Demon działa na półprawdach. Wymieni na przykład człowiekowi 5 wspaniałych propozycji, z czego 4 będą naprawdę wspaniałe, uwznioślą człowieka, pozwolą się naprawdę rozwinąć! Sprawią wiele dobra w jego życiu. Aby ta jedna go zabiła.
To jest metodologia demona, wilka w owczej skórze, który jest zawsze drapieżny. Jemu zależy tylko na… śmierci człowieka.
Zabić życie, w pierwszym etapie oznacza zniewolić. Uwięzić duszę, która ma trwać odwrócona od Boga. Zagłuszona ma nie widzieć Boga i nie wchodzić w rozmowę z Bogiem.
Umysł człowieka ma być skupiony na tylu bodźcach, że intensywność ich przeżywania, przemienia się w bezrefleksyjność, aż w końcu w niewolę grzechu.
Dla pocieszania samego siebie, bo przecież to nigdy nie jest spełnione, szczęśliwe życie, osoba taka najczęściej wciąga innych w taki styl przeżywania owego martwego życia. W ten sposób upada coraz więcej ludzi w zniewolenie, na różnych poziomach, w różnych przestrzeniach swojej egzystencji. To jest konkretny owoc działania demona poprzez ludzi.
Co zrobił Jezus?
Wszystkie konsekwencje działań złego ducha, na które my sami pozwoliliśmy w nas i w naszych czynach, przyjął na siebie i poprzez swoją Mękę, która jest owocem naszych grzechów, umieścił całym swoim jestestwem na… drzewie! Na martwym drzewie! Na drzewie Krzyża.
I właśnie z tego martwego krzyża tchnął prawdziwe życie na wszystkich ludzi! Tak zginęła śmierć pokonana Miłością Chrystusa do każdego z nas.

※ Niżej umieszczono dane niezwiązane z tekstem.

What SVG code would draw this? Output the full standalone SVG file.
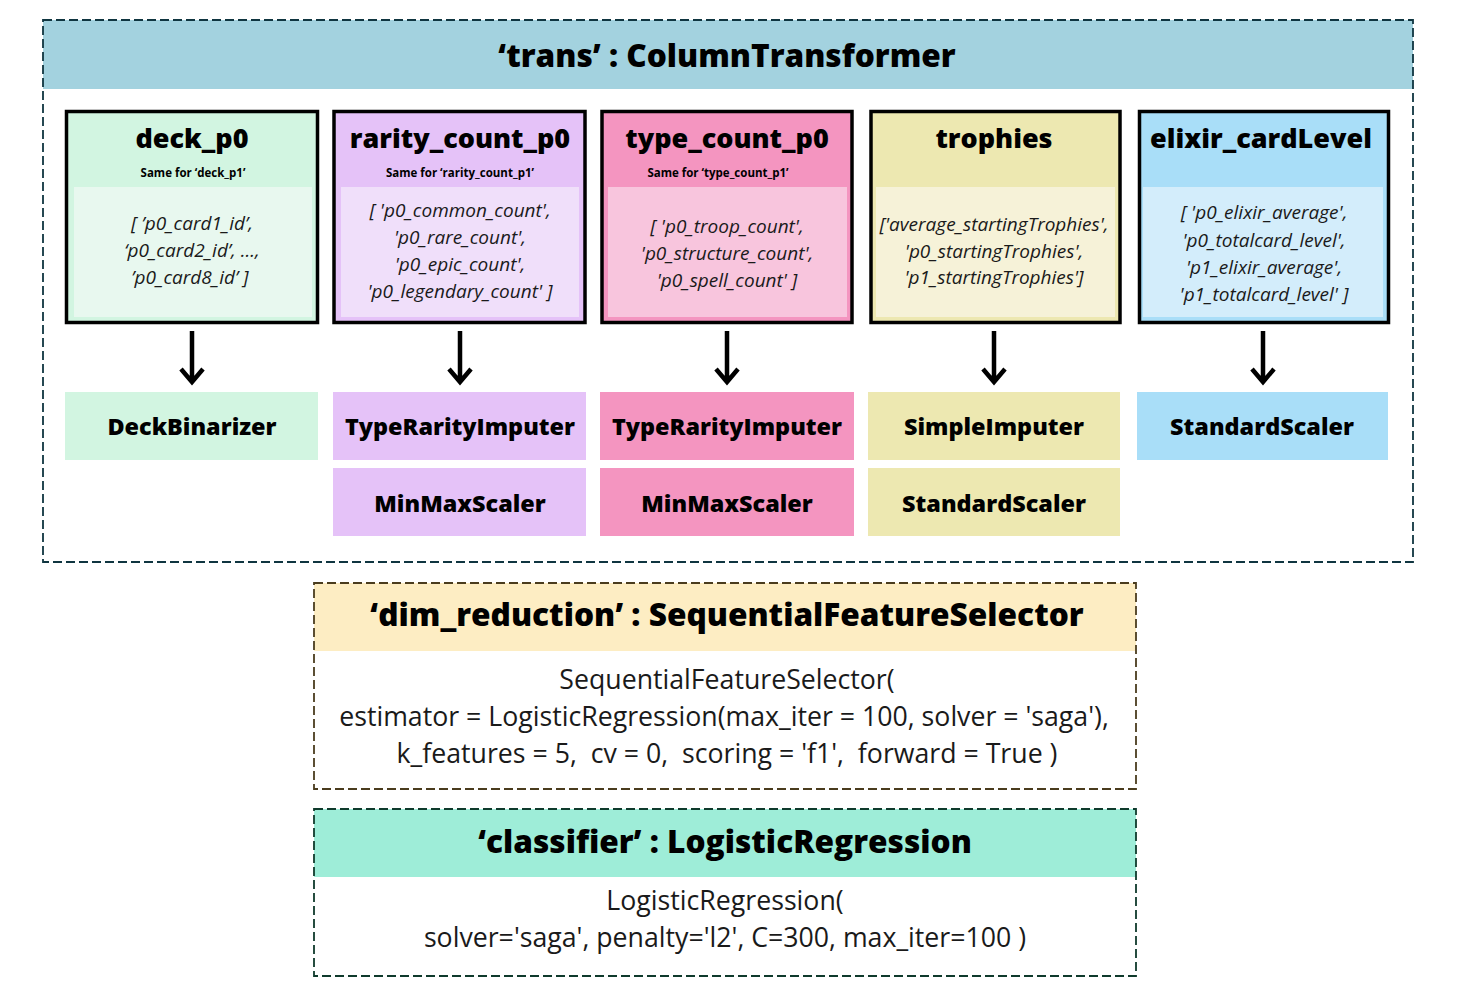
<svg xmlns="http://www.w3.org/2000/svg" width="1461" height="997" viewBox="0 0 1461 997">
<style>
.ttl{font-family:"Open Sans","Noto Sans",sans-serif;font-weight:800;font-size:31.6px;fill:#000;text-anchor:middle}
.hd{font-family:"Open Sans","Noto Sans",sans-serif;font-weight:800;font-size:27px;fill:#000;text-anchor:middle}
.sub{font-family:"Open Sans","Noto Sans",sans-serif;font-weight:700;font-size:11.5px;fill:#000;text-anchor:middle}
.lst{font-family:"Open Sans","Noto Sans",sans-serif;font-style:italic;font-size:19px;fill:#1a1a1a;text-anchor:middle}
.stp{font-family:"Open Sans","Noto Sans",sans-serif;font-weight:800;font-size:23.4px;fill:#000;text-anchor:middle}
.bd{font-family:"Open Sans","Noto Sans",sans-serif;font-size:26.7px;fill:#1a1a1a;text-anchor:middle;white-space:pre}
.dash{fill:none;stroke-width:1.8;stroke-dasharray:9 4}
.col{stroke:#000;stroke-width:3.5}
.arr{fill:none;stroke:#000;stroke-width:4.5;stroke-linecap:butt}
</style>
<rect width="1461" height="997" fill="#fff"/>

<g id="trans">
<rect x="43" y="20" width="1370" height="69" fill="#a3d2df"/>
<rect x="43" y="20" width="1370" height="542" class="dash" stroke="#0f3540"/>
<text class="ttl" x="727" y="67">‘trans’ : ColumnTransformer</text>
</g>

<g id="deck_p0">
<rect x="66.5" y="111.5" width="251" height="211" fill="#d2f5e1" class="col"/>
<rect x="74" y="187" width="238" height="130" fill="#e8f8ef"/>
<text class="hd" x="192" y="148">deck_p0</text>
<text class="sub" x="193" y="177">Same for ‘deck_p1’</text>
<text class="lst" x="192" y="230">[ ’p0_card1_id’,</text>
<text class="lst" x="192" y="257">‘p0_card2_id’, ...,</text>
<text class="lst" x="190" y="284">’p0_card8_id’ ]</text>
</g>

<g id="rarity_count_p0">
<rect x="334" y="111.5" width="251" height="211" fill="#e5c2f8" class="col"/>
<rect x="341" y="187" width="238" height="130" fill="#f0dffa"/>
<text class="hd" x="460" y="148">rarity_count_p0</text>
<text class="sub" x="460" y="177">Same for ‘rarity_count_p1’</text>
<text class="lst" x="460" y="217">[ 'p0_common_count',</text>
<text class="lst" x="460" y="244">'p0_rare_count',</text>
<text class="lst" x="460" y="271">'p0_epic_count',</text>
<text class="lst" x="460" y="298">'p0_legendary_count' ]</text>
</g>

<g id="type_count_p0">
<rect x="602" y="111.5" width="250" height="211" fill="#f495c0" class="col"/>
<rect x="608" y="187" width="239" height="130" fill="#f8c5dd"/>
<text class="hd" x="727" y="148">type_count_p0</text>
<text class="sub" x="718" y="177">Same for ‘type_count_p1’</text>
<text class="lst" x="727" y="233">[ 'p0_troop_count',</text>
<text class="lst" x="727" y="260">'p0_structure_count',</text>
<text class="lst" x="727" y="287">'p0_spell_count' ]</text>
</g>

<g id="trophies">
<rect x="871" y="111.5" width="249" height="211" fill="#ede8b1" class="col"/>
<rect x="876" y="187" width="239" height="130" fill="#f6f2d8"/>
<text class="hd" x="994" y="148">trophies</text>
<text class="lst" x="994" y="231">['average_startingTrophies',</text>
<text class="lst" x="994" y="258">'p0_startingTrophies',</text>
<text class="lst" x="994" y="284">'p1_startingTrophies']</text>
</g>

<g id="elixir_cardLevel">
<rect x="1139.5" y="111.5" width="249" height="211" fill="#a9def8" class="col"/>
<rect x="1143" y="187" width="240" height="130" fill="#d3edfb"/>
<text class="hd" x="1261" y="148">elixir_cardLevel</text>
<text class="lst" x="1264" y="219">[ 'p0_elixir_average',</text>
<text class="lst" x="1264" y="247">'p0_totalcard_level',</text>
<text class="lst" x="1264" y="274">'p1_elixir_average',</text>
<text class="lst" x="1264" y="301">'p1_totalcard_level' ]</text>
</g>

<g id="connectors">
<path class="arr" d="M192 331V382M181 369L192 382L203 369"/>
<path class="arr" d="M460 331V382M449 369L460 382L471 369"/>
<path class="arr" d="M727 331V382M716 369L727 382L738 369"/>
<path class="arr" d="M994 331V382M983 369L994 382L1005 369"/>
<path class="arr" d="M1263 331V382M1252 369L1263 382L1274 369"/>
</g>

<g id="DeckBinarizer">
<rect x="65" y="392" width="253" height="68" fill="#d2f5e1"/>
<text class="stp" x="192" y="435">DeckBinarizer</text>
</g>
<g id="TypeRarityImputer_1">
<rect x="333" y="392" width="253" height="68" fill="#e5c2f8"/>
<text class="stp" x="460" y="435">TypeRarityImputer</text>
</g>
<g id="MinMaxScaler_1">
<rect x="333" y="468" width="253" height="68" fill="#e5c2f8"/>
<text class="stp" x="460" y="512">MinMaxScaler</text>
</g>
<g id="TypeRarityImputer_2">
<rect x="600" y="392" width="254" height="68" fill="#f495c0"/>
<text class="stp" x="727" y="435">TypeRarityImputer</text>
</g>
<g id="MinMaxScaler_2">
<rect x="600" y="468" width="254" height="68" fill="#f495c0"/>
<text class="stp" x="727" y="512">MinMaxScaler</text>
</g>
<g id="SimpleImputer">
<rect x="868" y="392" width="252" height="68" fill="#ede8b1"/>
<text class="stp" x="994" y="435">SimpleImputer</text>
</g>
<g id="StandardScaler_1">
<rect x="868" y="468" width="252" height="68" fill="#ede8b1"/>
<text class="stp" x="994" y="512">StandardScaler</text>
</g>
<g id="StandardScaler_2">
<rect x="1137" y="392" width="251" height="68" fill="#a9def8"/>
<text class="stp" x="1262" y="435">StandardScaler</text>
</g>

<g id="dim_reduction">
<rect x="314" y="583" width="822" height="68" fill="#fdedc3"/>
<rect x="314" y="583" width="822" height="206" class="dash" stroke="#4a3c1e"/>
<text class="ttl" x="727" y="626">‘dim_reduction’ : SequentialFeatureSelector</text>
<text class="bd" x="727" y="689">SequentialFeatureSelector(</text>
<text class="bd" x="724" y="726">estimator = LogisticRegression(max_iter = 100, solver = 'saga'),</text>
<text class="bd" x="727" y="763" xml:space="preserve">k_features = 5,  cv = 0,  scoring = 'f1',  forward = True )</text>
</g>

<g id="classifier">
<rect x="314" y="809" width="822" height="68" fill="#9eedd8"/>
<rect x="314" y="809" width="822" height="167" class="dash" stroke="#0f3a2c"/>
<text class="ttl" x="725" y="853">‘classifier’ : LogisticRegression</text>
<text class="bd" x="725" y="910">LogisticRegression(</text>
<text class="bd" x="725" y="947">solver='saga', penalty='l2', C=300, max_iter=100 )</text>
</g>
</svg>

Owoce ludzkich zniewoleń Syn Boga odkupił, pozwalając Siebie samego przybić do Krzyża. Oto jak nasza wolność zostaje do odzyskana! Choćbyśmy nie wiadomo co strasznego zrobili, jesteśmy związani Miłością i żadna ciemność nie może zagłuszyć w nas do końca tego głodu Miłości!
Wystarczy pójść za tym głodem, odwrócić się od ciemności, odrzucić każdą, nawet najmniejszą propozycję demona, zarówno tę złą, jak i tę dobrą, odrzucić dokładnie wszystkie 5!!!
Wystarczy zacząć rozmawiać z Bogiem… sam Bóg nauczy nas ostrożności i widzenia, kto jest wilkiem skrytym w półprawdzie.
Błogosławiona ostrożność i definitywność wyborów jest darem, którego Bóg nam hojnie udziela.